### Written exercise
Take the line containing "Write a Python", the line containing "p.set_zorder(2.5)", and all lines between them, and transcribe them exactly. Leave out pictures.

══════════════════════════════

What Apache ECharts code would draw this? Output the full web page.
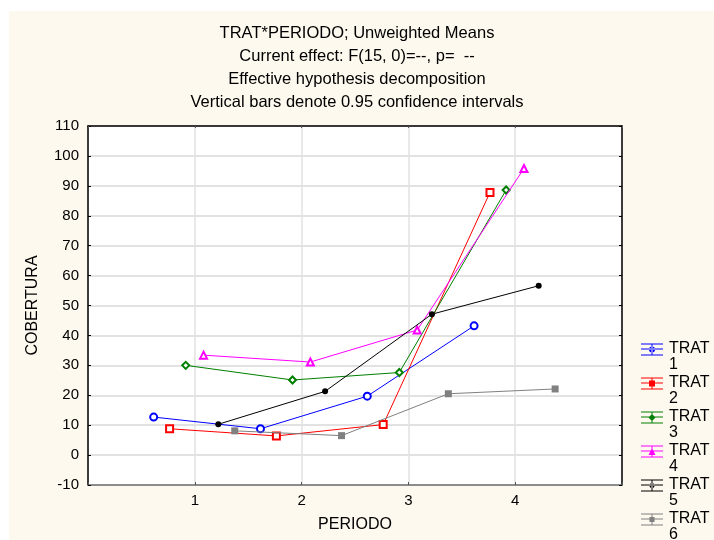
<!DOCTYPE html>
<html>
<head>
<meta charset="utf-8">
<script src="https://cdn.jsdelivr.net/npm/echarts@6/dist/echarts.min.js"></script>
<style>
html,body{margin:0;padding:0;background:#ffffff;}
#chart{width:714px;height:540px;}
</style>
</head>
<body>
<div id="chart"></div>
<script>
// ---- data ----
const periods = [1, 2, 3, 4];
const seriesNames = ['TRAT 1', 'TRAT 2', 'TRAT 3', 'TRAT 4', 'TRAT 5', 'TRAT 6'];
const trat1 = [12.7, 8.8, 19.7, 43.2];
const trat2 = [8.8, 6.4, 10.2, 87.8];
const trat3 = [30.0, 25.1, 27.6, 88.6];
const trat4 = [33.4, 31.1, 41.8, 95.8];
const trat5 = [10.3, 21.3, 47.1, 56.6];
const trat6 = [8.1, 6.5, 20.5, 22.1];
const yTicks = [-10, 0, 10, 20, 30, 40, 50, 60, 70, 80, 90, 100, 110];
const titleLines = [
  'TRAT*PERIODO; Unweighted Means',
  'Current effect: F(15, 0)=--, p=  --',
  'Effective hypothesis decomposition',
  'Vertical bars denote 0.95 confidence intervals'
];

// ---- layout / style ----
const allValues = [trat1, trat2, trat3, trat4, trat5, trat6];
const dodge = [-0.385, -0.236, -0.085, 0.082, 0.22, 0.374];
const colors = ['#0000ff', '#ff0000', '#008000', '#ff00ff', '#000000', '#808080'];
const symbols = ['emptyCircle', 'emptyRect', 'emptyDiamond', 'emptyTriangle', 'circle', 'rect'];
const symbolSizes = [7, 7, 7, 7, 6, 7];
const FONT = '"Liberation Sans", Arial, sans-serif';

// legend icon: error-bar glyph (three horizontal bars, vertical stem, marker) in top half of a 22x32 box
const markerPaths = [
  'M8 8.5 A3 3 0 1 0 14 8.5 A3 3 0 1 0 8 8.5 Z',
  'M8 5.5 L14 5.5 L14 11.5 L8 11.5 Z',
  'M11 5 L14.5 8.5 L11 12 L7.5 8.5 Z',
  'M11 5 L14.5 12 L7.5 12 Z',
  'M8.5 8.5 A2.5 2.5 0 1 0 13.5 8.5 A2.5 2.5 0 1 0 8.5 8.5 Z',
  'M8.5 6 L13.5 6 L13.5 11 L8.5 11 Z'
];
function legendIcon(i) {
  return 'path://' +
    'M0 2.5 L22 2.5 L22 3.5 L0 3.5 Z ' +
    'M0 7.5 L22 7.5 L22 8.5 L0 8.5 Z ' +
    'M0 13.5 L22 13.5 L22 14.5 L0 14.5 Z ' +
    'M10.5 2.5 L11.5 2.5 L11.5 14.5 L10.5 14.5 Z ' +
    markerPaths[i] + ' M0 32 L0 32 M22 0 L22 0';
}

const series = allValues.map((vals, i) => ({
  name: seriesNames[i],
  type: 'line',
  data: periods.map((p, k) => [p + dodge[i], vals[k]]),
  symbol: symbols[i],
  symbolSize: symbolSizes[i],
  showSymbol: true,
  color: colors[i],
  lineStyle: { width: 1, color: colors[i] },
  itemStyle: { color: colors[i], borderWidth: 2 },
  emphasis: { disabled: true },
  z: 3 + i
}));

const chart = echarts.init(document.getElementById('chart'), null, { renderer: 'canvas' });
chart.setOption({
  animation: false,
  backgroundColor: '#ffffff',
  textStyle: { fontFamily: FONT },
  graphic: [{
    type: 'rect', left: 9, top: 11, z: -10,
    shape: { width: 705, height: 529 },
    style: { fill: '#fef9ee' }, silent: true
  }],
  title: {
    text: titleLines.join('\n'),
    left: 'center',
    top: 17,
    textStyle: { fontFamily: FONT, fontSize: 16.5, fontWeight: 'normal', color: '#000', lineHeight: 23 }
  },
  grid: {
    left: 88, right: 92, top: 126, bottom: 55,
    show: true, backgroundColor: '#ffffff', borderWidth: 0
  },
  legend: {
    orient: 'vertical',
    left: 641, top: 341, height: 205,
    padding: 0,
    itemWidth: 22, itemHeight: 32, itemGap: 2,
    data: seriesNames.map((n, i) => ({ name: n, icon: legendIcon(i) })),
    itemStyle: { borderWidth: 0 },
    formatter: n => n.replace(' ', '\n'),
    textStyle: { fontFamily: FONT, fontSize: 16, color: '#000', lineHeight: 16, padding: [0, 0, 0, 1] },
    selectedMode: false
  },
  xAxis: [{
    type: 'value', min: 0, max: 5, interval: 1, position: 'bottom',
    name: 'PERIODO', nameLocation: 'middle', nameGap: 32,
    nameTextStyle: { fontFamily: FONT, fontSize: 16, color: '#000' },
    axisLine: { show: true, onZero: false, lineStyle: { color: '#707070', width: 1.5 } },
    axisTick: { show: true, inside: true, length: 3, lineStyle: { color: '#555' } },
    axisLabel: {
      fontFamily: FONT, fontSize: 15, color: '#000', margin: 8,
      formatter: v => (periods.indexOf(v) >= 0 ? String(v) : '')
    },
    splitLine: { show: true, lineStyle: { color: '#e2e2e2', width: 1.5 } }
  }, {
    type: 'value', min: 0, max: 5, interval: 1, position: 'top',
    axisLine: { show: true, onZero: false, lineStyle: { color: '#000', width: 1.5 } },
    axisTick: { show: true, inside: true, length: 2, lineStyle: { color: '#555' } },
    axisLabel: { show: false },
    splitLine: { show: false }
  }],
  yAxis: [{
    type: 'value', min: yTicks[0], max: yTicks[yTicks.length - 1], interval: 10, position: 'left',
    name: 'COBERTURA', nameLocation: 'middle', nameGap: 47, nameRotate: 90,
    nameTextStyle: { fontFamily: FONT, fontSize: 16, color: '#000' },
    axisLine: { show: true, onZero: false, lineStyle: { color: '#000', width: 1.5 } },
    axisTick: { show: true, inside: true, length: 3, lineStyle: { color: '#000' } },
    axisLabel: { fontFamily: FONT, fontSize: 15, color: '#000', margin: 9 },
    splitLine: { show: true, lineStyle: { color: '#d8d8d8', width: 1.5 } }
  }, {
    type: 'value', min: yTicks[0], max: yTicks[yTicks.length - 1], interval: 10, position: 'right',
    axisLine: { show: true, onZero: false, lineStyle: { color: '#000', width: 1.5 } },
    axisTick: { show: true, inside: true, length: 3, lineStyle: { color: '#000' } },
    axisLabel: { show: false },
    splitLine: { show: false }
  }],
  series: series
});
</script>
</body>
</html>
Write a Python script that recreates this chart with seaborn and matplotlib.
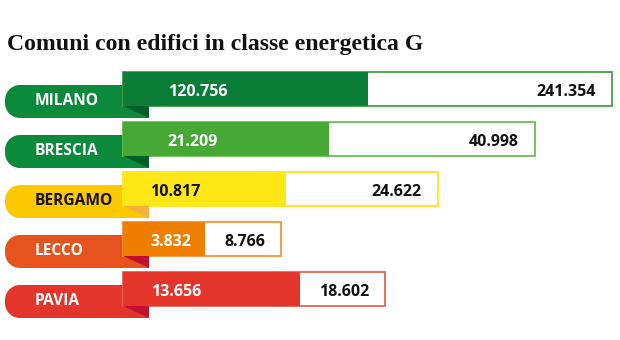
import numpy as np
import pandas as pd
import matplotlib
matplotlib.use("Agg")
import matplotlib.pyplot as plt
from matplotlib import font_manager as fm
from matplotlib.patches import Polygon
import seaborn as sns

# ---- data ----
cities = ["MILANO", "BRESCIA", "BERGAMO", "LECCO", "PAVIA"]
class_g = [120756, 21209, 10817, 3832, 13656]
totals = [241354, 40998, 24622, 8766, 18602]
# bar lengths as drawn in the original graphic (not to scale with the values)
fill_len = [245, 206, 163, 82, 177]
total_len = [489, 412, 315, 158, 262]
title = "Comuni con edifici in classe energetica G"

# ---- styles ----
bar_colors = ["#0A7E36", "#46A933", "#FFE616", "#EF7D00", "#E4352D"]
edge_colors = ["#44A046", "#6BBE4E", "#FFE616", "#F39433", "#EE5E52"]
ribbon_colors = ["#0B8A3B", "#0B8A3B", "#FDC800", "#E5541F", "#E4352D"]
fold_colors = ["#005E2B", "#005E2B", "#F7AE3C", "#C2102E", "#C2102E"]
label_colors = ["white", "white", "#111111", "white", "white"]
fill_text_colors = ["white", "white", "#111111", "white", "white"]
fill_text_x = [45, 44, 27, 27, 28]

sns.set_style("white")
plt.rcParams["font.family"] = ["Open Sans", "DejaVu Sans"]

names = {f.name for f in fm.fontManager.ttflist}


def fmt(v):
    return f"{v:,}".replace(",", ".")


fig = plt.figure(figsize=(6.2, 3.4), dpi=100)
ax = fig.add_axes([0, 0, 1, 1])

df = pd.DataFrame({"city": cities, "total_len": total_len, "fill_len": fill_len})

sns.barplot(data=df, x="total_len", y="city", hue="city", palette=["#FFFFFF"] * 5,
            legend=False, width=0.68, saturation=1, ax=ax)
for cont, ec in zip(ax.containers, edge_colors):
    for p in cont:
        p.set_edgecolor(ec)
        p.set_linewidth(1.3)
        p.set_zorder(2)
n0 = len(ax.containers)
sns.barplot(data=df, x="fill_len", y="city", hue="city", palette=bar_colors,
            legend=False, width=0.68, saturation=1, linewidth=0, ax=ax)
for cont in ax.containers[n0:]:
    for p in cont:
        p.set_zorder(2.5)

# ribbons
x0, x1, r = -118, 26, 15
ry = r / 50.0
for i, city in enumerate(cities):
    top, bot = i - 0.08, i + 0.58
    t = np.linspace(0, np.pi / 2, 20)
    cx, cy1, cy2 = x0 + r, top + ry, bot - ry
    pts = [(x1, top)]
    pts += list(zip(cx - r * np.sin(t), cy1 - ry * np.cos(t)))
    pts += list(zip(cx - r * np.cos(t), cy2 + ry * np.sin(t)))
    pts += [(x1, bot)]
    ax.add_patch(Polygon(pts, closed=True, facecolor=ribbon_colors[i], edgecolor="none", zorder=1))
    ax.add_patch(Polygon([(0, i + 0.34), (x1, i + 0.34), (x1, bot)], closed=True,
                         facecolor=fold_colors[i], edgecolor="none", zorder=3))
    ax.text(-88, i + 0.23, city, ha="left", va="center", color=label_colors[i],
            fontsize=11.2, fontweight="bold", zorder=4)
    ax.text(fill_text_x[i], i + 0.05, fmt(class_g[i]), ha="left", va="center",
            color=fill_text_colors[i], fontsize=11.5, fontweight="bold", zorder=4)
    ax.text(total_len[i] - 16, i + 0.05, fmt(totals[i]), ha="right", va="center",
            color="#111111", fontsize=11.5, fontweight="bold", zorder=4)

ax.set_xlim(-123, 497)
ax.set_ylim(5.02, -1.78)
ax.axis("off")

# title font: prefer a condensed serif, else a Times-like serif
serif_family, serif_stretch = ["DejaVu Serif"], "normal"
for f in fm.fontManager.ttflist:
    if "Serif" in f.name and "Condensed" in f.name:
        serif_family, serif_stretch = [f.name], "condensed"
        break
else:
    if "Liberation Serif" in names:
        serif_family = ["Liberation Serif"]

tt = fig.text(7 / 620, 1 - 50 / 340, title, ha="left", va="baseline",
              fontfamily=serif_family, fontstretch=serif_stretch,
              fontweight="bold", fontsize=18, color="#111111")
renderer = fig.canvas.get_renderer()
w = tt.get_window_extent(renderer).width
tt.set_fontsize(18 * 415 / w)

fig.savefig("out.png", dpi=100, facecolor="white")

══════════════════════════════

### Full response
Write a Python script that recreates this chart with seaborn and matplotlib.
import numpy as np
import pandas as pd
import matplotlib
matplotlib.use("Agg")
import matplotlib.pyplot as plt
from matplotlib import font_manager as fm
from matplotlib.patches import Polygon
import seaborn as sns

# ---- data ----
cities = ["MILANO", "BRESCIA", "BERGAMO", "LECCO", "PAVIA"]
class_g = [120756, 21209, 10817, 3832, 13656]
totals = [241354, 40998, 24622, 8766, 18602]
# bar lengths as drawn in the original graphic (not to scale with the values)
fill_len = [245, 206, 163, 82, 177]
total_len = [489, 412, 315, 158, 262]
title = "Comuni con edifici in classe energetica G"

# ---- styles ----
bar_colors = ["#0A7E36", "#46A933", "#FFE616", "#EF7D00", "#E4352D"]
edge_colors = ["#44A046", "#6BBE4E", "#FFE616", "#F39433", "#EE5E52"]
ribbon_colors = ["#0B8A3B", "#0B8A3B", "#FDC800", "#E5541F", "#E4352D"]
fold_colors = ["#005E2B", "#005E2B", "#F7AE3C", "#C2102E", "#C2102E"]
label_colors = ["white", "white", "#111111", "white", "white"]
fill_text_colors = ["white", "white", "#111111", "white", "white"]
fill_text_x = [45, 44, 27, 27, 28]

sns.set_style("white")
plt.rcParams["font.family"] = ["Open Sans", "DejaVu Sans"]

names = {f.name for f in fm.fontManager.ttflist}


def fmt(v):
    return f"{v:,}".replace(",", ".")


fig = plt.figure(figsize=(6.2, 3.4), dpi=100)
ax = fig.add_axes([0, 0, 1, 1])

df = pd.DataFrame({"city": cities, "total_len": total_len, "fill_len": fill_len})

sns.barplot(data=df, x="total_len", y="city", hue="city", palette=["#FFFFFF"] * 5,
            legend=False, width=0.68, saturation=1, ax=ax)
for cont, ec in zip(ax.containers, edge_colors):
    for p in cont:
        p.set_edgecolor(ec)
        p.set_linewidth(1.3)
        p.set_zorder(2)
n0 = len(ax.containers)
sns.barplot(data=df, x="fill_len", y="city", hue="city", palette=bar_colors,
            legend=False, width=0.68, saturation=1, linewidth=0, ax=ax)
for cont in ax.containers[n0:]:
    for p in cont:
        p.set_zorder(2.5)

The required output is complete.